------ DATASET CONTENT

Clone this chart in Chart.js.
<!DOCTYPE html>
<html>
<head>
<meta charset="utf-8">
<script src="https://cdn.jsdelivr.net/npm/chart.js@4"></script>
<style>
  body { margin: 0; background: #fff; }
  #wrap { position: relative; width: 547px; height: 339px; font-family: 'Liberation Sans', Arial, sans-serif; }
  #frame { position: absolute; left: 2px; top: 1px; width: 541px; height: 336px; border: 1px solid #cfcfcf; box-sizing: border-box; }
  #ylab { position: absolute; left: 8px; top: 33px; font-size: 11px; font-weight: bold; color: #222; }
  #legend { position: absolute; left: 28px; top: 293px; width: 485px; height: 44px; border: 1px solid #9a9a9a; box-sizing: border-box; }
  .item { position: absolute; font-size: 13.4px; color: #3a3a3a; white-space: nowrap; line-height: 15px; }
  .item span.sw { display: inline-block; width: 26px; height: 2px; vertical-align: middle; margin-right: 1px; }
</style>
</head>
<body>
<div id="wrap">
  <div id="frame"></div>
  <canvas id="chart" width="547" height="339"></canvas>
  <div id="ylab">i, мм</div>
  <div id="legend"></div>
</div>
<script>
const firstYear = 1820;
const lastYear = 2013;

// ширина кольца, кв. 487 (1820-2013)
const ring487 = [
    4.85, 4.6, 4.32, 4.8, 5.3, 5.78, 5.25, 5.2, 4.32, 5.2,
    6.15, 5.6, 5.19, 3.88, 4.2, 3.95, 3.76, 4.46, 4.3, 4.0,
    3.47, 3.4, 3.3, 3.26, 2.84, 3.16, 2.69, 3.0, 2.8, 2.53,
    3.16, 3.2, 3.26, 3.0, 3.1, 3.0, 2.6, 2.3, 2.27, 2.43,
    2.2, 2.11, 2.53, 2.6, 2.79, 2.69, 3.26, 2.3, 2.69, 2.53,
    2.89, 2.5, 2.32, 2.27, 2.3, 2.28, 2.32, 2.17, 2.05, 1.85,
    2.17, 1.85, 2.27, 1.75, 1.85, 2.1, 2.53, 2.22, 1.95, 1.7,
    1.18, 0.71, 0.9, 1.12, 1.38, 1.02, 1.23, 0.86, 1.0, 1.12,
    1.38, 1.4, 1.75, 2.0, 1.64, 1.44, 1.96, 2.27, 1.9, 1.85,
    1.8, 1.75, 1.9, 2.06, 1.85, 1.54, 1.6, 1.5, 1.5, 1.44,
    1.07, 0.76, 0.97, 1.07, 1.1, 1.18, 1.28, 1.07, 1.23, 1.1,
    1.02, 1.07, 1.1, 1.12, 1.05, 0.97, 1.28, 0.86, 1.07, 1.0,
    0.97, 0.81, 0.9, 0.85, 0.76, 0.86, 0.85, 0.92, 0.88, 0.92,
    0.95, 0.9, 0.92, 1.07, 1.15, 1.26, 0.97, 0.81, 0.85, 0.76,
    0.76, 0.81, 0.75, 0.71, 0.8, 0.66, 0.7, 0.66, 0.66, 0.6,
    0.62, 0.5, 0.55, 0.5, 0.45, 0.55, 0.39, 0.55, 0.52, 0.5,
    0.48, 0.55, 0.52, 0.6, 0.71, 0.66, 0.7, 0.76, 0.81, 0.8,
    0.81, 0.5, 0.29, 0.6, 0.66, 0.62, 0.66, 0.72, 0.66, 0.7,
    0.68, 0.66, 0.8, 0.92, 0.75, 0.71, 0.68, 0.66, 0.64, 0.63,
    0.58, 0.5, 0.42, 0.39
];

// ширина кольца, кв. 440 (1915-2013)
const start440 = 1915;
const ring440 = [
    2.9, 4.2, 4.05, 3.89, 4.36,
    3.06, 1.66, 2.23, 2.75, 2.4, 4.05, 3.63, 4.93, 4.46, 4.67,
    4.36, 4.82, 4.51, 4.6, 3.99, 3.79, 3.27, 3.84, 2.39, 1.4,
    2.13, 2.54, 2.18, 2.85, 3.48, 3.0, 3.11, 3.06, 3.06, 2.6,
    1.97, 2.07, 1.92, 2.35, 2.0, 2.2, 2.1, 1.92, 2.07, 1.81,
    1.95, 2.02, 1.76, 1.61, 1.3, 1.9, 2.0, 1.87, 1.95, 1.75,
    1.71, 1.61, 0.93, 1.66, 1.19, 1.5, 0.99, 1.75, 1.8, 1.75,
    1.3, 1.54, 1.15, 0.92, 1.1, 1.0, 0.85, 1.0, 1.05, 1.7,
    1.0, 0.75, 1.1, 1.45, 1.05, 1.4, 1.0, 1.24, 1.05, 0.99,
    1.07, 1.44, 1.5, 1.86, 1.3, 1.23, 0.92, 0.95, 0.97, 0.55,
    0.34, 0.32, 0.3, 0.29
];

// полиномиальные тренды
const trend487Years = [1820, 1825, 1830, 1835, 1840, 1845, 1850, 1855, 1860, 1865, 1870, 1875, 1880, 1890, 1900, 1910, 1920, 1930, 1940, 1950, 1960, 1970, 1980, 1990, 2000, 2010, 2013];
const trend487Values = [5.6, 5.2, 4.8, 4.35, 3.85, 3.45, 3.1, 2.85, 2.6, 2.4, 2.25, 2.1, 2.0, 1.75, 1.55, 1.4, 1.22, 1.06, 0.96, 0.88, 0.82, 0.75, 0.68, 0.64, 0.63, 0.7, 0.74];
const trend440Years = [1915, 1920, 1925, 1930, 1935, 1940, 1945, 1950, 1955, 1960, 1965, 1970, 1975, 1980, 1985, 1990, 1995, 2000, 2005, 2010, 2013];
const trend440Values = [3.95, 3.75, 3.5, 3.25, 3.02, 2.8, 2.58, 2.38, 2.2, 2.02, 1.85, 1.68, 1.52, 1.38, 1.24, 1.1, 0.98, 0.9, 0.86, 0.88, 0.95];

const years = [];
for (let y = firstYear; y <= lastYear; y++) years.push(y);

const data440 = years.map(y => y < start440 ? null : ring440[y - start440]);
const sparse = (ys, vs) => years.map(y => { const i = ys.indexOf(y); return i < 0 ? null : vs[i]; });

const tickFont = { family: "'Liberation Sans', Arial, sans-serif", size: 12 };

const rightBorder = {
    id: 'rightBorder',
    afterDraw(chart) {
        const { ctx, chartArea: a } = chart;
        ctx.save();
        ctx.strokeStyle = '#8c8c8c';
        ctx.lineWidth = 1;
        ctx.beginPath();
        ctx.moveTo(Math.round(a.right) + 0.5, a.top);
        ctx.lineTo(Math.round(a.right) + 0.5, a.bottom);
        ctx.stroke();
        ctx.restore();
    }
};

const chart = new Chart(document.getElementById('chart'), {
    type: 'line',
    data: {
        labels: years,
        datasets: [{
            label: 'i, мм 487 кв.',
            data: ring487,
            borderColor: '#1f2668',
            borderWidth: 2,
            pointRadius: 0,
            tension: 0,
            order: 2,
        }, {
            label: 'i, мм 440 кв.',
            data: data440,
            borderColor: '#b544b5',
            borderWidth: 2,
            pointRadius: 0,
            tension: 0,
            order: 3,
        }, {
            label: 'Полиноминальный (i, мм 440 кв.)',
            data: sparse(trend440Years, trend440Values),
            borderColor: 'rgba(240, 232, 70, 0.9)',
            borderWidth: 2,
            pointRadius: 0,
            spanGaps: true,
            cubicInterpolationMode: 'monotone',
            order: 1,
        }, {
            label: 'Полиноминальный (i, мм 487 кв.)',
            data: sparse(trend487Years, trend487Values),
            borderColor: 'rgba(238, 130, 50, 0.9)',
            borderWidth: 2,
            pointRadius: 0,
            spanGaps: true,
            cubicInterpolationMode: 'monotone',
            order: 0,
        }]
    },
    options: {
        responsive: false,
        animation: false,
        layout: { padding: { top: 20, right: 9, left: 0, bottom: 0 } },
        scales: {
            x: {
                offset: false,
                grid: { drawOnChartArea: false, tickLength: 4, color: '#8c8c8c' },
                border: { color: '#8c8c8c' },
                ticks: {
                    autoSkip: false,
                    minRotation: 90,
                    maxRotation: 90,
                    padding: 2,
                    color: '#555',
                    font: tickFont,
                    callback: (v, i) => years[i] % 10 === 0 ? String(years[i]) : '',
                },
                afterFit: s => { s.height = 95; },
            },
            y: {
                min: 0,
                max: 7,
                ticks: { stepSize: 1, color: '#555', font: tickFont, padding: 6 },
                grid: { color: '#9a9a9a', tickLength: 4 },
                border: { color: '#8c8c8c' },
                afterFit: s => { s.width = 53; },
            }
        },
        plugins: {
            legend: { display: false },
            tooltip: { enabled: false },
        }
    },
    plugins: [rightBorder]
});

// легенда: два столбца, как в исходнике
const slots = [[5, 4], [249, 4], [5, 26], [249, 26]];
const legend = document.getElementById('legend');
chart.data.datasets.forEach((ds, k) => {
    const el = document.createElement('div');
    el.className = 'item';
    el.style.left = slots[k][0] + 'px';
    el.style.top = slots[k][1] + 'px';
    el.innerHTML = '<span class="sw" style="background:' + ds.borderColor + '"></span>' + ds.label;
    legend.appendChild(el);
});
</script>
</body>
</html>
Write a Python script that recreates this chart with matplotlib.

------------

● **EXERCISE**
Only the lines from the beginning of the material to the line containing "const lastYear = 2013;" should be echoed, verbatim and in full.

● **COMPLETE ANSWER**
Clone this chart in Chart.js.
<!DOCTYPE html>
<html>
<head>
<meta charset="utf-8">
<script src="https://cdn.jsdelivr.net/npm/chart.js@4"></script>
<style>
  body { margin: 0; background: #fff; }
  #wrap { position: relative; width: 547px; height: 339px; font-family: 'Liberation Sans', Arial, sans-serif; }
  #frame { position: absolute; left: 2px; top: 1px; width: 541px; height: 336px; border: 1px solid #cfcfcf; box-sizing: border-box; }
  #ylab { position: absolute; left: 8px; top: 33px; font-size: 11px; font-weight: bold; color: #222; }
  #legend { position: absolute; left: 28px; top: 293px; width: 485px; height: 44px; border: 1px solid #9a9a9a; box-sizing: border-box; }
  .item { position: absolute; font-size: 13.4px; color: #3a3a3a; white-space: nowrap; line-height: 15px; }
  .item span.sw { display: inline-block; width: 26px; height: 2px; vertical-align: middle; margin-right: 1px; }
</style>
</head>
<body>
<div id="wrap">
  <div id="frame"></div>
  <canvas id="chart" width="547" height="339"></canvas>
  <div id="ylab">i, мм</div>
  <div id="legend"></div>
</div>
<script>
const firstYear = 1820;
const lastYear = 2013;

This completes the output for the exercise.